Make sure you have Pro-forma invoices at hand, a small biography/CV, CD with images, trade catalogue with images and codes and clear price lists to give to interested buyers. I make up gallery packs so it is easy for them to take my details away and hopefully they will come back to order.
Always ask for the buyers card so you can follow up after the show and make sure you bring a notebook to take notes of what specific ranges they are interested in so you can follow up. Make sure you have worked out your trade prices properly as you don’t want to undercut yourself just to get some orders. You have to be realistic and work out how much it costs to make a piece and what you need to sell it for to cover costs and make a little something at the same time. You are not a mass produced machine so you need to make sure your prices are accurate and you are making some money.
Less is more! It has taken me a number of years to find out how best to display my jewellery. At trade shows I use glass display cabinets, with perspex blocks and busts. I am always wanting to update and change my display to keep my stand fresh and eye catching. Because I have so many different ranges I feel that cabinets are the best way to display my work. There are so many innovative ways to show off your products. Some designers display their work on a table, use shelves or hang products on the walls. You can hire furniture from the show or bring your own. One thing to take note is that you can not hammer nails into the shell scheme walls so you will have to use hooks and invisible thread or Velcro tabs to stick things to the walls.
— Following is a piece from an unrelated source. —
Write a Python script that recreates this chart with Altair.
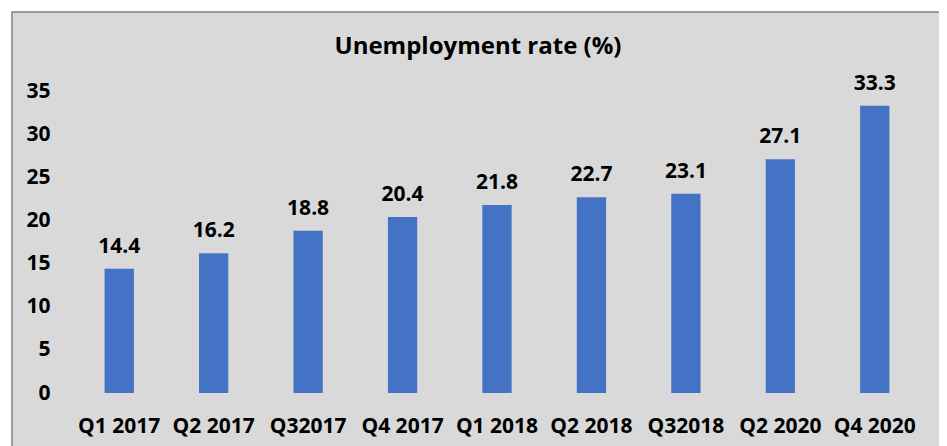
import altair as alt
import pandas as pd

quarters = ["Q1 2017", "Q2 2017", "Q32017", "Q4 2017", "Q1 2018", "Q2 2018", "Q32018", "Q2 2020", "Q4 2020"]
rates = [14.4, 16.2, 18.8, 20.4, 21.8, 22.7, 23.1, 27.1, 33.3]
y_ticks = [0, 5, 10, 15, 20, 25, 30, 35]
title_text = "Unemployment rate (%)"

df = pd.DataFrame({"q": quarters, "r": rates})
FONT = "Open Sans"
W, H = 850, 302

bg = alt.Chart(pd.DataFrame({"a": [0]})).mark_rect(
    fill="#d9d9d9", stroke="#808080", strokeWidth=1.5
).encode(
    x=alt.value(-60), x2=alt.value(869), y=alt.value(-79), y2=alt.value(370)
)

x_enc = alt.X("q:N", sort=quarters, title=None,
              scale=alt.Scale(paddingInner=0.69, paddingOuter=0.345),
              axis=alt.Axis(labelAngle=0, labelFont=FONT, labelFontSize=21, labelFontWeight="bold",
                            labelColor="#000000", ticks=False, domain=False, labelPadding=22,
                            zindex=2))
y_enc = alt.Y("r:Q", title=None, scale=alt.Scale(domain=[0, 35], nice=False),
              axis=alt.Axis(values=y_ticks, labelFont=FONT, labelFontSize=21, labelFontWeight="bold",
                            labelColor="#000000", ticks=False, domain=False, grid=False, labelPadding=22,
                            zindex=2))

bars = alt.Chart(df).mark_bar(color="#4472c4").encode(x=x_enc, y=y_enc)
labels = alt.Chart(df).mark_text(
    font=FONT, fontSize=21, fontWeight="bold", color="#000000", baseline="alphabetic", dy=-16
).encode(x=alt.X("q:N", sort=quarters), y="r:Q", text=alt.Text("r:Q", format=".1f"))

title = alt.Chart(pd.DataFrame({"t": [title_text]})).mark_text(
    font=FONT, fontSize=24, fontWeight="bold", color="#000000", baseline="alphabetic", align="center"
).encode(x=alt.value(406), y=alt.value(-37), text="t:N")

chart = alt.layer(bg, bars, labels, title).properties(
    width=W, height=H, background="#ffffff",
    padding={"left": 64, "top": 83, "right": 17, "bottom": 53},
    autosize=alt.AutoSizeParams(type="none")
).configure_view(stroke=None)

chart.save("out.html", embed_options={"renderer": "svg", "actions": False})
Lighting is extremely important for jewellery so make sure the cabinets are well lit. If you are bringing lights you will have to pay for a socket. You can also hire lights from the show. Branding is extremely important so make sure you have your company name and logo and blown up images of your products on the walls. I like to have a tall folding chair so that I’m not standing all day (it also helps to keep your posture straight) and a table to put brochures, business cards on.
It is worthwhile taking a large bottle of water and some grapes on the stand. These shows can get really warm and you spend lots of time talking to potential buyers so you need to keep hydrated and your sugar levels up.
Enjoy the show and don’t put too much pressure on yourself. A smile goes a long way!